1-Click Smacked Down Again, While Reexam Languishes
theodp writes "Pressed on Amazon's 1-Click patent, then-USPTO Chief Q. Todd Dickinson got testy: "I make this challenge all the time. If you're aware of prior art out there that invalidates a patent that is existing, file a re-examination. We'll be happy to take a look at it." Really? It's been 3+ years since unemployed actor Peter Calveley submitted prior art that triggered a USPTO reexamination of the 1-Click patent. Still no 'final answer' from the USPTO. To put things in perspective, 1-Click inventor Jeff Bezos once proposed a three-year lifespan for patents (later retracted), let alone patent reexams. In the meantime, other patent examiners have repeatedly smacked down 1-Click — the latest (non-final) rejection was issued on Feb. 10th with Sandra Bullock's help."

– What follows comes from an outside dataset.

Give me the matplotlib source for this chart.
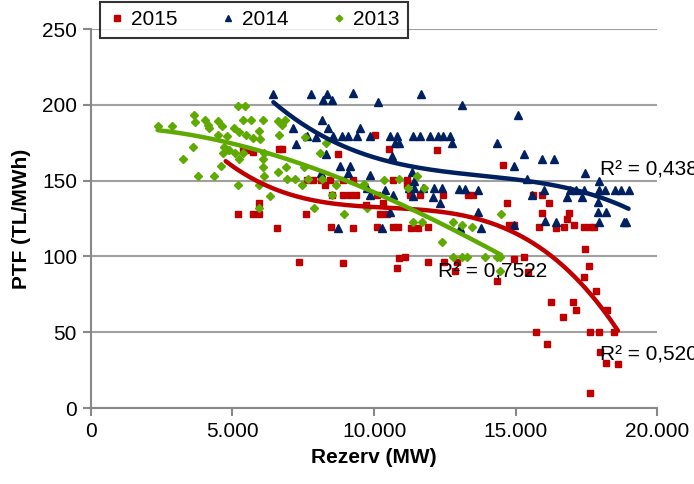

Please don't say that the one-click experience was "invented" by Jeff Bezos - it completely trivializes the entire creative process. It reduces those who are truly innovative to the status of mere dilettantes.

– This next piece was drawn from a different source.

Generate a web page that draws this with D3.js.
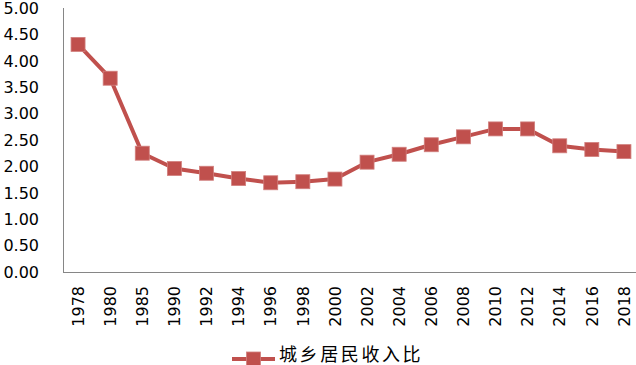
<!DOCTYPE html>
<html><head><meta charset="utf-8">
<script src="https://cdn.jsdelivr.net/npm/d3@7"></script>
<style>body{margin:0;background:#fff}svg{display:block}</style>
</head><body>
<svg id="c" width="636" height="365"></svg>
<script>
const years = ["1978","1980","1985","1990","1992","1994","1996","1998","2000","2002","2004","2006","2008","2010","2012","2014","2016","2018"];
const ratio = [4.31,3.67,2.25,1.96,1.87,1.77,1.69,1.71,1.76,2.08,2.23,2.41,2.56,2.71,2.71,2.39,2.32,2.28];
const yTicks = [0,0.5,1,1.5,2,2.5,3,3.5,4,4.5,5];
const seriesName = "城乡居民收入比";

(function(){
const svg = d3.select("#c");
const color = "#C0504D";
const axisColor = "#868686";
const pLeft = 62, pRight = 640, pTop = 8, pBottom = 272;

const x = d3.scaleBand().domain(years).range([pLeft, pRight]);
const y = d3.scaleLinear().domain([0,5]).range([pBottom, pTop]);

svg.append("line").attr("x1",63.5).attr("x2",63.5).attr("y1",pTop).attr("y2",pBottom)
  .attr("stroke",axisColor).attr("stroke-width",1);
svg.append("line").attr("x1",63).attr("x2",636).attr("y1",pBottom+0.5).attr("y2",pBottom+0.5)
  .attr("stroke",axisColor).attr("stroke-width",1);

svg.append("g").selectAll("text").data(yTicks).join("text")
  .attr("x",39).attr("y",d=>y(d)).attr("dy","0.36em")
  .attr("text-anchor","end")
  .attr("font-family","DejaVu Sans, sans-serif").attr("font-size",16)
  .attr("fill","#000").text(d=>d.toFixed(2));

svg.append("g").selectAll("text").data(years).join("text")
  .attr("transform",d=>`translate(${x(d)+x.bandwidth()/2},286) rotate(-90)`)
  .attr("dy","0.36em").attr("text-anchor","end")
  .attr("font-family","DejaVu Sans, sans-serif").attr("font-size",16)
  .attr("fill","#000").text(d=>d);

const pts = years.map((d,i)=>[x(d)+x.bandwidth()/2, y(ratio[i])]);
svg.append("path").attr("d",d3.line()(pts)).attr("fill","none")
  .attr("stroke",color).attr("stroke-width",4).attr("stroke-linejoin","round");

const ms = 14;
svg.append("g").selectAll("rect").data(pts).join("rect")
  .attr("x",d=>d[0]-ms/2).attr("y",d=>d[1]-ms/2).attr("width",ms).attr("height",ms)
  .attr("fill",color).attr("stroke","#D17F7D").attr("stroke-width",0.8);

const lg = svg.append("g");
lg.append("line").attr("x1",232).attr("x2",275).attr("y1",359).attr("y2",359)
  .attr("stroke",color).attr("stroke-width",4);
lg.append("rect").attr("x",253.5-ms/2).attr("y",359-ms/2).attr("width",ms).attr("height",ms)
  .attr("fill",color).attr("stroke","#D17F7D").attr("stroke-width",0.8);
lg.append("text").attr("x",279).attr("y",355).attr("dy","0.35em")
  .attr("font-family","Noto Sans CJK SC, sans-serif").attr("font-size",18)
  .attr("letter-spacing",2.6).attr("fill","#000").text(seriesName);
})();
</script>
</body></html>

I truly don't know what that sentence is supposed to mean. Is "smack down" a legal term?
Defense: Your Honor, the defense would like to smack down the prosecution's evidence.
Prosecution: Objection, Your Honor. The defense has not demonstrated it possesses the balls to smack us down. We'd also like to put on the record that we've had intercourse with the defense's wife.
Judge: Objection sustained. It has been demonstrated to the satisfaction of the court that the defense has no balls. We also note that the prosecution could not have had intercourse with the defense's wife, for lack of penis.
This is a transcript of an interview conducted 24-May-2000
Dipshits = /.
Actually, a final rejection was made on the re-exam case, but Amazon filed an RCE (request for continued examination). Essentially, as long as Amazon is willing to (a) pay the fee and (b) make some sort of submission that merits further examination (e.g., amending the claims or presenting another prior art reference they want considered), they can keep the re-exam going until the cows come home. The next action after an RCE is usually non-final - it's a bit like starting the examination process over again.
On a side note, after the RCE and before the subsequent non-final Office action, Amazon submitted an IDS (information disclosure statement, on which they list further references they wish to have considered) that was 36 pages long. That's not a 36-page reference - the list of references itself took 36 pages.
The obviousness test relies upon prior art. If somebody does something, and nobody can show that any part of it has been done before, then surely it's not obvious?
Ironically, Stephen Levy - whose 1995 article The End of Money is now being used by USPTO examiners to reject 1-Click patent claims as obvious - reported back in 2000's The Great Amazon Patent Debate about the conversation he sat in on in which Jeff Bezos just wouldn't hear that 1-Click was obvious. Responding to Tim O'Reilly's charge that "trying to enforce a patent claim on something as obvious as 1-Click is downright selfish," Bezos countered: "When we applied for the patent, 1-Click wasn't obvious...When we introduced it, people were surprised...They called it innovative."
Sorry if it came across that way; certainly wasn't the intent. Indeed, Peter's efforts here even left legal professionals impressed: "It turns out that New Zealander Peter Calveley is one of the actors who provided the motions for computer-generated elves and orcs in Two Towers. He also has been laid up of late due to an accident (I can relate). He has now put his free time to use taking on a David and Goliath effort against Amazon...I have to admit, I was quite intrigued by the whole affair given that a Request for Re-Exam is not something average citizens take on in their spare time. After some correspondence, we spoke by telephone briefly -- since I was unwilling to write about his efforts if this was all a scam. I found that Calveley is extremely bright and has his own inventions and understands computer patents and procedures quite well. He has the time and will to do this even if it won't bring him a direct benefit."